Зигмунд Фрейд заметил когда-то, что любовь — это возвращение домой. С ее помощью мы пытаемся вернуться в эпоху невинности и безмятежного счастья, когда мы были детьми и жили в ладу с окружающим миром. Вот чего жаждал Томаш, когда впервые увидел Констансу с нежной кожей и веснушками, когда решился подойти к ней на факультете искусствоведения, когда гулял с ней по пляжу в Каркавелуше. Сделав ей предложение, он втайне надеялся вновь обрести потерянный рай, воспоминания о котором теплились в душе. Это не Констансу Томаш полюбил, а идеал, химеру, мечту, образ ушедших светлых дней, спрятанный в подсознании. Рождение Маргариты уничтожило эту мечту. Оставшись наедине с собой, Норонья впервые сформулировал суть происходившей с ним драмы и осознал ее глубину.

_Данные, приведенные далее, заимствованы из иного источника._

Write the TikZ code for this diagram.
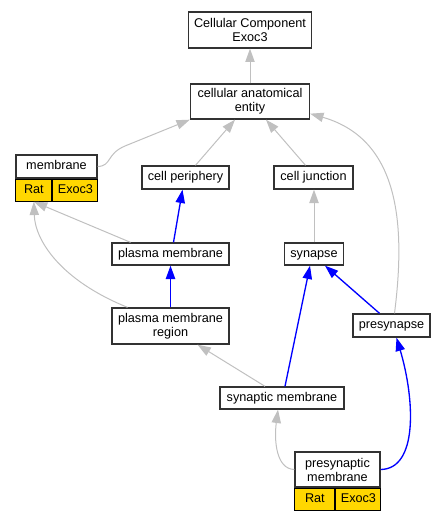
\documentclass[tikz,border=0pt]{standalone}
\usepackage{fontspec}
\setmainfont{Liberation Sans}
\usepackage{tikz}
\usetikzlibrary{arrows.meta}
\usetikzlibrary{calc}

\definecolor{boxline}{RGB}{50,50,50}
\definecolor{isagray}{RGB}{192,192,192}
\definecolor{ratgold}{RGB}{255,215,0}

\tikzset{
  term/.style={draw=boxline, fill=white, line width=1pt, inner sep=0pt, align=center,
    font=\fontsize{9.5}{10.5}\selectfont},
  oneline/.style={term, text height=7pt, text depth=2pt},
  cell/.style={oneline, draw=black, fill=ratgold, line width=0.8pt, minimum height=16.5pt, anchor=north west},
  isa/.style={draw=isagray, line width=0.75pt, -{Triangle[length=10pt,width=7pt]}},
  partof/.style={draw=blue, line width=1pt, -{Triangle[length=10pt,width=7pt]}}
}

\begin{document}
\begin{tikzpicture}[x=0.75pt,y=0.75pt,yscale=-1,xscale=1]
\useasboundingbox (0,0) rectangle (447,520);

% Terms
\node[term, minimum width=92.25pt, minimum height=27pt] (cc) at (250,30) {Cellular Component\\Exoc3};
\node[term, minimum width=89.25pt, minimum height=26.25pt] (cae) at (250,101.5) {cellular anatomical\\entity};
\node[oneline, minimum width=60.75pt, minimum height=17.25pt] (mem) at (56.5,166.5) {membrane};
\node[cell, minimum width=27pt] (memrat) at (mem.south west) {Rat};
\node[cell, minimum width=33.75pt] (memexoc) at (memrat.north east) {Exoc3};
\node[oneline, minimum width=65.25pt, minimum height=17.25pt] (cellper) at (185.5,177.5) {cell periphery};
\node[oneline, minimum width=59.25pt, minimum height=17.25pt] (celljun) at (313.5,177.5) {cell junction};
\node[oneline, minimum width=87.75pt, minimum height=16.5pt] (plasma) at (170.5,254) {plasma membrane};
\node[oneline, minimum width=44.25pt, minimum height=16.5pt] (synapse) at (314,254) {synapse};
\node[term, minimum width=87.75pt, minimum height=27pt] (pmr) at (170.5,326) {plasma membrane\\region};
\node[oneline, minimum width=57.75pt, minimum height=17.25pt] (presyn) at (391.5,325.5) {presynapse};
\node[oneline, minimum width=93pt, minimum height=16.5pt] (synmem) at (282,398) {synaptic membrane};
\node[term, minimum width=63.75pt, minimum height=26.25pt] (pmm) at (337.5,469.5) {presynaptic\\membrane};
\node[cell, minimum width=30pt] (pmmrat) at (pmm.south west) {Rat};
\node[cell, minimum width=33.75pt] (pmmexoc) at (pmmrat.north east) {Exoc3};

% is_a
\draw[isa] (cae.north) -- (cc.south);
\draw[isa] (mem.east) .. controls (112,166) and (106,154) .. (125,146) -- (cae.south west);
\draw[isa] ($(cellper.north)+(10,0)$) -- ($(cae.south)+(-15,0)$);
\draw[isa] ($(celljun.north)+(-8,0)$) -- ($(cae.south)+(16,0)$);
\draw[isa] ($(presyn.north)+(3,0)$) .. controls (405,230) and (402,140) .. ($(cae.south east)+(0,-6)$);
\draw[isa] (synapse.north) -- (synapse.north |- celljun.south);
\draw[isa] ($(plasma.north)+(-40,0)$) -- (memrat.south);
\draw[isa] ($(pmr.north)+(-43,0)$) .. controls (60,280) and (35,240) .. (memrat.south);
\draw[isa] ($(synmem.north)+(-17,0)$) -- ($(pmr.south)+(27,0)$);
\draw[isa] (pmm.west) .. controls (276,469) and (274,440) .. ($(synmem.south)+(-4,0)$);

% part_of
\draw[partof] ($(plasma.north)+(3,0)$) -- ($(cellper.south)+(-3,0)$);
\draw[partof] (pmr.north) -- (plasma.south);
\draw[partof] ($(synmem.north)+(3,0)$) -- ($(synapse.south)+(-4,0)$);
\draw[partof] ($(presyn.north)+(-12,0)$) -- ($(synapse.south)+(11,0)$);
\draw[partof] (pmm.east) .. controls (418,469) and (415,400) .. ($(presyn.south)+(5,0)$);

\end{tikzpicture}
\end{document}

Томаш с каждым днем понемногу продвигался в поисках ответов на свои вопросы и постепенно начинал понимать, что с ним приключилось. Он подменил реальный мир воображаемым, жил не с настоящими Констансой и Маргаритой, а с придуманными. Не удивительно, что разрушение царства фантазий стало для него столь тяжким ударом; вместо того чтобы постараться принять семью такой, какая она есть, Томаш предпочел спрятаться за очередной иллюзией, выпустив на волю чудовищ своего подсознания. Признаваться себе в таких вещах было нелегко, но другого способа исправить положение уже не существовало. Путь к спасению лежал через познание себя, и пройти по нему надо было без страха.